Campus Speech

Ivy League Presidents Reckon With Swift Backlash to Remarks on Campus Antisemitism

House Education and The Workforce Committee hearing on Capitol Hill, in Washington
Harvard University President Claudine Gay, University of Pennsylvania President Liz Magill, professor of history and Jewish studies at American University Pamela Nadell and Massachusetts Institute of Technology President Sally Kornbluth attend a House Education and The Workforce Committee hearing titled “Holding Campus Leaders Accountable and Confronting Antisemitism” on Capitol Hill in Washington. Dec. 5, 2023. (Reuters/Ken Cedeno)

By The Associated Press

WASHINGTON (AP) — Facing heavy criticism, the University of Pennsylvania’s president walked back some of her remarks given earlier this week at a congressional hearing on campus antisemitism, saying she should have gone further to condemn hate against Jewish students.
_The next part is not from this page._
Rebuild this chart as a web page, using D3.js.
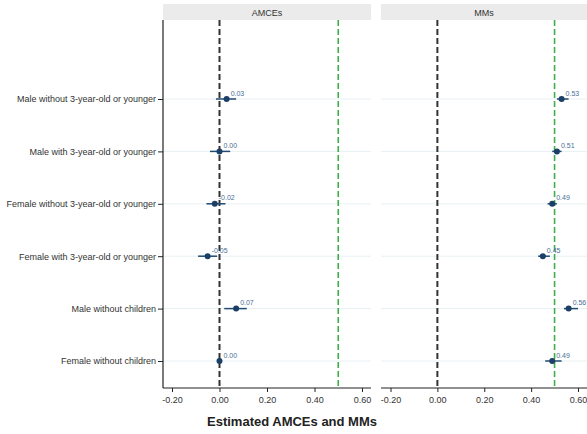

Penn President Liz Magill was grilled during a five-hour hearing Tuesday, along with Harvard President Claudine Gay and MIT President Sally Kornbluth, on how their institutions had responded to instances of antisemitism on campuses. Their carefully worded responses faced swift backlash from Republican and some Democratic lawmakers as well as the White House.

Much of the blowback centered on a heated line of questioning from Rep. Elise Stefanik, R-N.Y., who repeatedly asked whether “calling for the genocide of Jews” would violate each university’s code of conduct.

Magill said that whether hate speech crossed the line into violating Penn’s policies depended on context.

“If the speech turns into conduct, it can be harassment,” Magill said.

Gay responded to the question in a similar manner, saying that when “speech crosses into conduct, that violates our policies.” Kornbluth responded that she had not heard calling for the genocide of Jews on MIT’s campus, and that speech “targeted at individuals, not making public statements,” would be considered harassment.

Magill expanded on her answer on Wednesday, saying a call for the genocide of Jewish people would be considered harassment or intimidation.

“I was not focused on, but I should have been, the irrefutable fact that a call for genocide of Jewish people is a call for some of the most terrible violence human beings can perpetrate,” Magill said in a video statement released by the university. “It’s evil, plain and simple.”

Magill called for a review of Penn’s policies, which she said have long been guided by the U.S. Constitution but need to be “clarified and evaluated” as hate spreads across campus and around the world “in a way not seen in years.”

In a statement posted Wednesday by Harvard on X, formerly Twitter, Gay condemned calls for violence against Jewish students.

“Let me be clear: Calls for violence or genocide against the Jewish community, or any religious or ethnic group are vile, they have no place at Harvard, and those who threaten our Jewish students will be held to account,” Gay wrote Wednesday.

White House spokesman Andrew Bates issued a statement Wednesday criticizing Gay, Magill and Kornbluth’s responses for not going far enough to condemn antisemitism on campuses.

“It’s unbelievable that this needs to be said: calls for genocide are monstrous and antithetical to everything we represent as a country,” he said. “Any statements that advocate for the systematic murder of Jews are dangerous and revolting — and we should all stand firmly against them, on the side of human dignity and the most basic values that unite us as Americans.”

The Republican-led House Education and Workforce Committee said Thursday that it will take “additional action” to hold Harvard, MIT and Penn accountable. The panel said it will review the schools’ policies and disciplinary records and examine “their seemingly deplorable record.”

Free speech experts say the college presidents’ answers, while uncomfortable, did follow current interpretations of the First Amendment. Any call for genocide would deserve condemnation but “is not speech that could be banned or punished by the state,” according to the nonprofit PEN America.

“The First Amendment’s protections for speech extend even to deeply hateful speech, unless it constitutes a true threat, incitement to imminent violence, or harassment, which is legally defined as requiring severity and pervasiveness,” said Suzanne Nossel, the group’s CEO.

Even prior to the hearing Tuesday before the House committee, Stefanik has called for Gay’s resignation in response to events that have occurred on campus since the Oct. 7 Hamas attack on Israel. On Wednesday, she told Fox News that all three presidents needed to be removed from their leadership positions, calling their answers “pathetic.”

“They don’t deserve the dignity of resigning,” she said. “They need to be fired.”

Pennsylvania Gov. Josh Shapiro, a Democrat, told reporters on Wednesday that Magill’s response was “an unacceptable statement.”

“I’ve said many times, leaders have a responsibility to speak and act with moral clarity. And Liz Magill failed to meet that simple test,” he said. “I think whether you’re talking about genocide against Jews, genocide against people of color, genocide against LGBTQ folks, it’s all in the wrong. And it needs to be called out. And it shouldn’t be hard. And there should be no nuance to that. She needed to give a one-word answer. ”

Shapiro also said it was time for the university’s board to make a “serious decision” about Magill’s leadership at the school.